Saturday, May 2, 2015

Letter to Dad - by Angela Baker

Dear Dad-
I want you to know that I am doing OK.  I have a million memories and thoughts racing thru my mind right now that I want to talk to you about- I have put them down in black and white and then deleted them because I was rambling.  I hate rambling-especially when I am trying to make a specific point.  The point I HOPE to make is that you were a great Dad, a great Bumpa and a great friend. Here are some memories that stick out in my mind when I think of our time together: finding charleston chews in my shoes the morning after you had come home from a long trucking route;  catching a shark at North Pond; building cabins in the woods and then getting so mad at you for cutting down the 2 pine tree forests that I always built them in; the gift of gab; Spunky (not saying anymore on my cow); gardening-especially digging for potatoes; water fights in the house when Mom wasn't home; the tree house; all of the numerous animals we raised over the years; "resting my eyes"; sports (you were always our biggest and loudest fan); showing me how to drive the beat up chevy S-10 (manual shift) around the field and then helping Noonan and I get it unstuck; getting my first ever letter from you while I was in basic training and you telling me that you were proud of me; teaching me to drive; you always tinkering in the garage;  buying broken pieces of heavy equipment for a really cheap price (not sure if this was to piss Mom off or if it would just keep you busy in the garage); being there when I deployed and then when I got home; helping to raise Gavin while I was in Iraq; the Bumpa Mystique-pertaining to both animals and children; being there in my weakest moments and then being there when I found my soul mate; being there to support me during the deployments and TDY trips Brian made; Being at my Army promotions; picking up the phone to tell me what noise I was hearing in my car was and assuring me that it wouldn't blow up; excavating my back yard twice; always wearing a smile and telling me that attitude was everything-and then reinforcing that once you were diagnosed; Thanksgiving 2014 at my house; Christmas 2014; you coming home this month; me being able to repay the love and tenderness you showed me growing up by caring for you; lobster; being by your side when you took your last breath. 

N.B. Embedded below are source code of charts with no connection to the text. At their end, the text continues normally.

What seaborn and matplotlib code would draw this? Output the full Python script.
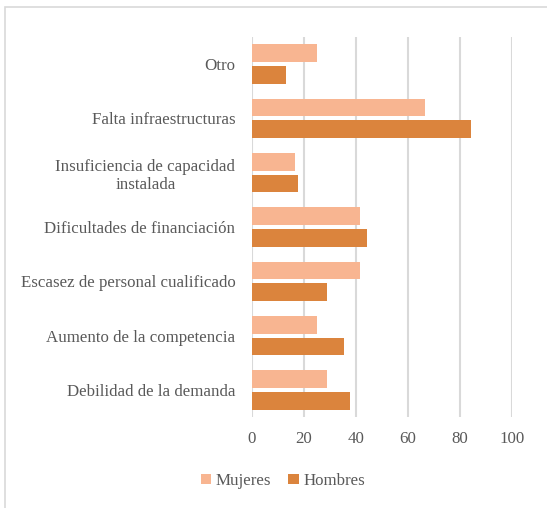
import matplotlib
matplotlib.use("Agg")
import matplotlib.pyplot as plt
import seaborn as sns
import pandas as pd
from matplotlib.patches import Rectangle

categories = ["Otro", "Falta infraestructuras", "Insuficiencia de capacidad\ninstalada",
              "Dificultades de financiación", "Escasez de personal cualificado",
              "Aumento de la competencia", "Debilidad de la demanda"]
mujeres = [25, 66.5, 16.5, 41.5, 41.5, 25, 29]
hombres = [13.2, 84.4, 17.6, 44.2, 28.8, 35.5, 37.7]
series = ["Mujeres", "Hombres"]
colors = ["#F8B591", "#DB843D"]
xticks = [0, 20, 40, 60, 80, 100]

df = pd.DataFrame({
    "cat": categories * 2,
    "val": mujeres + hombres,
    "serie": [series[0]] * len(categories) + [series[1]] * len(categories),
})

sns.set_theme(style="white")
plt.rcParams["font.family"] = ["Liberation Serif", "DejaVu Serif"]
txt = "#595959"
fs = 12.2

fig = plt.figure(figsize=(5.47, 5.08), dpi=100)
ax = fig.add_axes([252/547, 1-417/508, 260/547, 380/508])
sns.barplot(data=df, y="cat", x="val", hue="serie", orient="h",
            palette=colors, saturation=1, width=0.8, gap=0.18, ax=ax,
            edgecolor="none", linewidth=0, zorder=3)
ax.set_xlim(0, 100)
ax.set_ylim(6.5, -0.5)
ax.set_xticks(xticks)
ax.set_xticklabels([str(t) for t in xticks])
ax.grid(axis="x", color="#D9D9D9", linewidth=1.5, zorder=0)
ax.grid(axis="y", visible=False)
ax.set_axisbelow(True)
for s in ax.spines.values():
    s.set_visible(False)
ax.set_xlabel("")
ax.set_ylabel("")
ax.tick_params(axis="both", length=0, colors=txt, labelsize=fs)
ax.tick_params(axis="x", pad=10)
ax.tick_params(axis="y", pad=12)
for lab in ax.get_yticklabels():
    lab.set_multialignment("center")
    lab.set_color(txt)
for lab in ax.get_xticklabels():
    lab.set_color(txt)

leg = ax.legend(loc="center", bbox_to_anchor=(283/547, 1-481/508),
                bbox_transform=fig.transFigure, ncol=2, frameon=False,
                fontsize=fs, handlelength=0.6, handleheight=0.6,
                handletextpad=0.3, columnspacing=1.0)
for t in leg.get_texts():
    t.set_color(txt)

fig.patches.append(Rectangle((5/547, -0.1), 2, 1.1-7/508, transform=fig.transFigure,
                             fill=False, edgecolor="#D9D9D9", linewidth=1.2))
fig.savefig("out.png", dpi=100)
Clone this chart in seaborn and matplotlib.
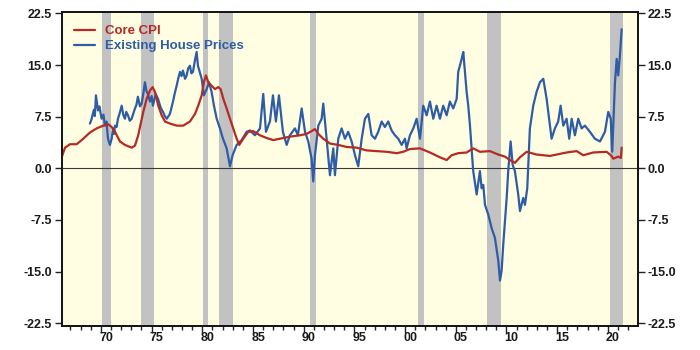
import matplotlib
matplotlib.use("Agg")
import matplotlib.pyplot as plt
import pandas as pd
import seaborn as sns

# Core CPI, year-over-year % change
cpi_year = [1966.13, 1966.46, 1966.95, 1967.61, 1968.26, 1968.92, 1969.58, 1970.23, 1970.73,
            1971.06, 1971.39, 1971.88, 1972.37, 1973.03, 1973.36, 1973.68, 1974.18, 1974.51,
            1974.84, 1975.10, 1975.33, 1975.66, 1975.99, 1976.32, 1976.81, 1977.47, 1978.12,
            1978.78, 1979.28, 1979.60, 1979.94, 1980.16, 1980.36, 1980.59, 1980.92, 1981.25,
            1981.57, 1981.81, 1982.07, 1982.40, 1982.73, 1983.05, 1983.39, 1983.64, 1984.04,
            1984.53, 1985.03, 1985.69, 1986.35, 1987.00, 1987.66, 1988.64, 1989.63, 1990.29,
            1990.78, 1991.11, 1991.44, 1991.93, 1992.59, 1993.41, 1994.24, 1995.22, 1996.21,
            1997.20, 1998.18, 1999.17, 1999.82, 2000.48, 2001.47, 2002.45, 2003.44, 2004.10,
            2004.59, 2005.24, 2006.07, 2006.72, 2007.38, 2008.37, 2009.19, 2009.85, 2010.34,
            2010.84, 2011.33, 2011.99, 2012.97, 2014.29, 2015.93, 2016.92, 2017.57, 2018.56,
            2019.88, 2020.37, 2020.53, 2021.02, 2021.28, 2021.36]
cpi_val = [1.6, 3.0, 3.5, 3.5, 4.3, 5.2, 5.8, 6.2, 6.4,
           6.0, 5.3, 3.9, 3.4, 3.0, 3.3, 4.8, 8.2, 10.1,
           11.3, 11.8, 11.1, 9.1, 7.7, 6.8, 6.5, 6.2, 6.2,
           6.8, 7.9, 9.1, 10.6, 12.5, 13.5, 12.5, 12.0, 11.5,
           11.8, 11.5, 10.1, 8.7, 7.2, 5.8, 4.3, 3.4, 4.3,
           5.3, 5.4, 4.8, 4.4, 4.1, 4.3, 4.6, 4.8, 5.0,
           5.4, 5.7, 5.0, 4.3, 3.6, 3.4, 3.1, 3.0, 2.6,
           2.5, 2.4, 2.2, 2.4, 2.8, 2.9, 2.3, 1.6, 1.2,
           1.9, 2.2, 2.3, 2.9, 2.4, 2.5, 2.0, 1.7, 1.2,
           0.8, 1.6, 2.4, 2.0, 1.8, 2.3, 2.5, 1.9, 2.3,
           2.4, 1.8, 1.4, 1.7, 1.5, 3.0]

# Existing single-family house prices, year-over-year % change
hp_year = [1968.92, 1969.09, 1969.30, 1969.40, 1969.51, 1969.71, 1969.85, 1970.07, 1970.25,
           1970.40, 1970.55, 1970.70, 1970.89, 1971.06, 1971.20, 1971.30, 1971.39, 1971.55,
           1971.68, 1971.85, 1972.05, 1972.20, 1972.37, 1972.50, 1972.67, 1972.85, 1973.03,
           1973.20, 1973.36, 1973.50, 1973.65, 1973.85, 1974.02, 1974.20, 1974.34, 1974.50,
           1974.64, 1974.84, 1975.00, 1975.13, 1975.40, 1975.63, 1975.90, 1976.12, 1976.30,
           1976.49, 1976.81, 1977.11, 1977.30, 1977.47, 1977.65, 1977.80, 1977.95, 1978.09,
           1978.30, 1978.46, 1978.60, 1978.78, 1978.92, 1979.08, 1979.25, 1979.44, 1979.57,
           1979.94,
           1980.16, 1980.43, 1980.66, 1980.92, 1981.15, 1981.42, 1981.74, 1982.04, 1982.40,
           1982.73, 1982.99, 1983.39, 1983.88, 1984.37, 1984.70, 1985.19, 1985.69, 1986.01,
           1986.28, 1986.67, 1986.97, 1987.26, 1987.56, 1987.95, 1988.32, 1988.64, 1989.14,
           1989.43, 1989.80, 1990.13, 1990.45, 1990.78, 1990.94, 1991.11, 1991.44, 1991.77,
           1991.93, 1992.26, 1992.59, 1992.92, 1993.08, 1993.41, 1993.74, 1994.07, 1994.39,
           1994.73, 1995.06, 1995.38, 1995.72, 1996.04, 1996.37, 1996.70, 1997.03, 1997.35,
           1997.69, 1998.01, 1998.34, 1998.67, 1999.00, 1999.33, 1999.66, 1999.99, 2000.15,
           2000.48, 2000.81, 2001.14, 2001.47, 2001.79, 2002.13, 2002.45, 2002.78, 2003.11,
           2003.44, 2003.76, 2004.10, 2004.42, 2004.75, 2005.09, 2005.24, 2005.58, 2005.74,
           2005.90, 2006.07, 2006.23, 2006.40, 2006.56, 2006.72, 2007.06, 2007.38, 2007.55,
           2007.71, 2007.88, 2008.20, 2008.54, 2008.86, 2009.19, 2009.36, 2009.52, 2009.68,
           2010.02, 2010.17, 2010.41, 2010.61, 2010.83, 2011.16, 2011.33, 2011.65, 2011.82,
           2012.05, 2012.31, 2012.64, 2012.97, 2013.30, 2013.63, 2013.96, 2014.12, 2014.45,
           2014.78, 2015.10, 2015.34, 2015.60, 2015.93, 2016.19, 2016.43, 2016.75, 2017.08,
           2017.41, 2017.74, 2018.23, 2018.72, 2019.22, 2019.71, 2020.04, 2020.28, 2020.43,
           2020.70, 2020.87, 2021.02, 2021.19, 2021.36]
hp_val = [6.5, 7.2, 8.5, 7.6, 10.6, 8.4, 9.0, 7.2, 7.8,
          6.2, 6.8, 4.3, 3.4, 4.3, 5.8, 5.0, 6.2, 6.0,
          7.2, 8.0, 9.1, 7.8, 7.2, 8.2, 7.7, 6.9, 7.2,
          8.0, 8.7, 9.2, 10.4, 9.0, 9.4, 11.0, 12.5, 11.2,
          10.8, 9.7, 10.5, 9.1, 10.8, 10.1, 8.8, 8.2, 7.6,
          7.2, 7.9, 9.7, 11.0, 12.0, 13.2, 14.0, 13.4, 14.2,
          13.0, 13.5, 14.5, 14.9, 13.8, 14.0, 15.5, 16.9, 14.9,
          13.0,
          10.6, 11.5, 12.5, 11.1, 9.1, 7.2, 5.8, 4.3, 2.9,
          0.3, 1.9, 3.4, 4.1, 5.3, 5.5, 4.8, 5.8, 10.8,
          5.3, 6.8, 10.6, 6.8, 10.6, 5.3, 3.4, 4.8, 5.8,
          4.8, 8.7, 5.3, 3.9, 1.4, -1.9, 1.9, 6.2, 7.2,
          9.4, 4.3, -1.0, 2.9, -1.0, 4.3, 5.8, 4.3, 5.3,
          3.9, 1.9, 0.3, 4.3, 7.2, 7.9, 4.8, 4.3, 5.3,
          6.8, 6.0, 6.8, 5.5, 4.8, 4.3, 3.4, 4.3, 2.9,
          4.8, 5.8, 7.2, 4.3, 9.1, 7.7, 9.7, 7.2, 9.1,
          7.2, 9.1, 7.7, 9.7, 8.7, 10.1, 14.0, 15.9, 16.9,
          14.0, 11.1, 9.1, 6.2, 2.9, -0.4, -3.8, -0.4, -2.9,
          -2.4, -5.3, -6.7, -8.7, -10.1, -13.4, -16.3, -14.9, -11.1,
          -4.3, -0.4, 3.9, 0.5, -0.4, -3.8, -6.2, -4.3, -5.3,
          -2.9, 5.8, 9.1, 11.1, 12.5, 13.0, 10.1, 8.2, 4.3,
          5.8, 6.8, 9.1, 6.2, 7.2, 4.3, 7.2, 4.8, 7.2,
          5.8, 6.2, 5.3, 4.3, 3.9, 5.3, 8.2, 7.2, 2.4,
          12.5, 15.9, 13.5, 16.4, 20.2]

# Shaded recession periods (start, end)
rec_start = [1970.07, 1973.95, 1980.10, 1981.64, 1990.62, 2001.30, 2008.04, 2020.20]
rec_end = [1970.99, 1975.23, 1980.59, 1982.99, 1991.20, 2001.89, 2009.45, 2021.46]

y_ticks = [-22.5, -15.0, -7.5, 0.0, 7.5, 15.0, 22.5]
y_labels = ["-22.5", "-15.0", "-7.5", "0.0", "7.5", "15.0", "22.5"]
x_label_years = [1970, 1975, 1980, 1985, 1990, 1995, 2000, 2005, 2010, 2015, 2020]
x_labels = ["70", "75", "80", "85", "90", "95", "00", "05", "10", "15", "20"]

RED = "#B52A25"
BLUE = "#2E5CA5"
TICK_FONT = dict(fontsize=9, fontweight="bold", color="#1a1a1a")

sns.set_theme(style="ticks")
plt.rcParams["font.family"] = ["Liberation Sans", "DejaVu Sans"]

fig = plt.figure(figsize=(7, 3.5), dpi=100)
fig.patch.set_facecolor("white")
ax = fig.add_axes([0.0881, 0.0686, 0.8233, 0.898])
ax.set_facecolor("#FFFEE2")

for a, b in zip(rec_start, rec_end):
    ax.axvspan(a, b, color="#C2C2C2", lw=0, zorder=1)
ax.axhline(0, color="#3a3a3a", lw=0.8, zorder=2)

hp = pd.DataFrame({"year": hp_year, "value": hp_val})
cpi = pd.DataFrame({"year": cpi_year, "value": cpi_val})
sns.lineplot(data=cpi, x="year", y="value", ax=ax, color=RED, lw=1.6,
             label="Core CPI", zorder=4, estimator=None, sort=False)
sns.lineplot(data=hp, x="year", y="value", ax=ax, color=BLUE, lw=1.6,
             label="Existing House Prices", zorder=3, estimator=None, sort=False)

ax.set_xlim(1966.13, 2022.97)
ax.set_ylim(-22.9, 22.75)
ax.set_xlabel("")
ax.set_ylabel("")

# year ticks at boundaries, labels centred in the year
ax.set_xticks(list(range(1970, 2023, 5)))
ax.set_xticks(list(range(1967, 2023)), minor=True)
ax.tick_params(axis="x", which="major", length=5, width=1, labelbottom=False, color="#222")
ax.tick_params(axis="x", which="minor", length=3, width=1, color="#222")
sec = ax.secondary_xaxis("bottom")
sec.set_xticks([y + 0.5 for y in x_label_years])
sec.set_xticklabels(x_labels, **TICK_FONT)
sec.tick_params(length=0, pad=4)
sec.spines["bottom"].set_visible(False)

ax.set_yticks(y_ticks)
ax.set_yticklabels(y_labels, **TICK_FONT)
ax.tick_params(axis="y", length=5, width=1, color="#222", pad=2)
ax2 = ax.twinx()
ax2.set_ylim(ax.get_ylim())
ax2.set_yticks(y_ticks)
ax2.set_yticklabels(y_labels, **TICK_FONT)
ax2.tick_params(axis="y", length=5, width=1, color="#222", pad=2)

for a in (ax, ax2):
    for s in a.spines.values():
        s.set_color("#111")
        s.set_linewidth(1.2)

leg = ax.legend(loc="upper left", bbox_to_anchor=(0.0, 0.995), frameon=False,
                handlelength=1.6, handletextpad=0.8, labelspacing=0.2,
                prop=dict(size=9.5, weight="bold"))
for txt, col in zip(leg.get_texts(), [RED, BLUE]):
    txt.set_color(col)
for ln in leg.get_lines():
    ln.set_linewidth(1.6)

fig.savefig("out.png", dpi=100)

At the moment of your passing I felt so at peace with the world.  There was nothing more important than to be right where I was-with you.  April 28th was a day of celebration!  Jack turned 7 years old, and you passed over to a new home free of pain and plenty of love.  The day of April 28th started out at 2am for me...waking up to hear commotion by your bedside.  Jodi came in and got me to see if I was awake and all three of us girls were with you in the living room.  You were very restless: up and down and tossing and turning.  I am baffled at how you maintained your strength!  Someone who's body had been weakened so much by cancer was still standing up and walking-my God that was inspiring.  I tried NOT to feel bad for you Dad-I was in awe watching your determination and fight.  I have never met anyone with as mush strength, persistence and stubbornness! Until the end-you did things your way, even deciding on when enough was enough.  The time you chose to leave this world was impeccable.  The yard looked like the Wal-Mart parking lot (I told you that) and the house was filled with loved ones.  Dustin was grilling steaks, food that Wendy had made was being baked in the oven and Aunt Barbie had brought a trunk full of food too.  It was like a party at the house-all in honor of you.  I think God would have approved of the "small" wine collection we have started as well-afterall, wine is in the Bible! It was not planned or intentional...it just was.  To me-this was symbolic of your life-and we were all celebrating YOUR life.  The love that surrounded the house-both inside and out was so amazing-that the only suiting words that come to mind are: My cup runneth over.  

Please continue to guide me from Heaven and help me watch over the others in the family: I promised you I would do my best to do what you have always done: dedicate time and love to family and show compassion for others.  The life lessons you have INSTILLED into me will never be forgotten and I will work to instill those same values into my children-and by doing so, your memory will never fade.  I love you Dad, and I said to you so many times-I got you...only now I hold you in my heart.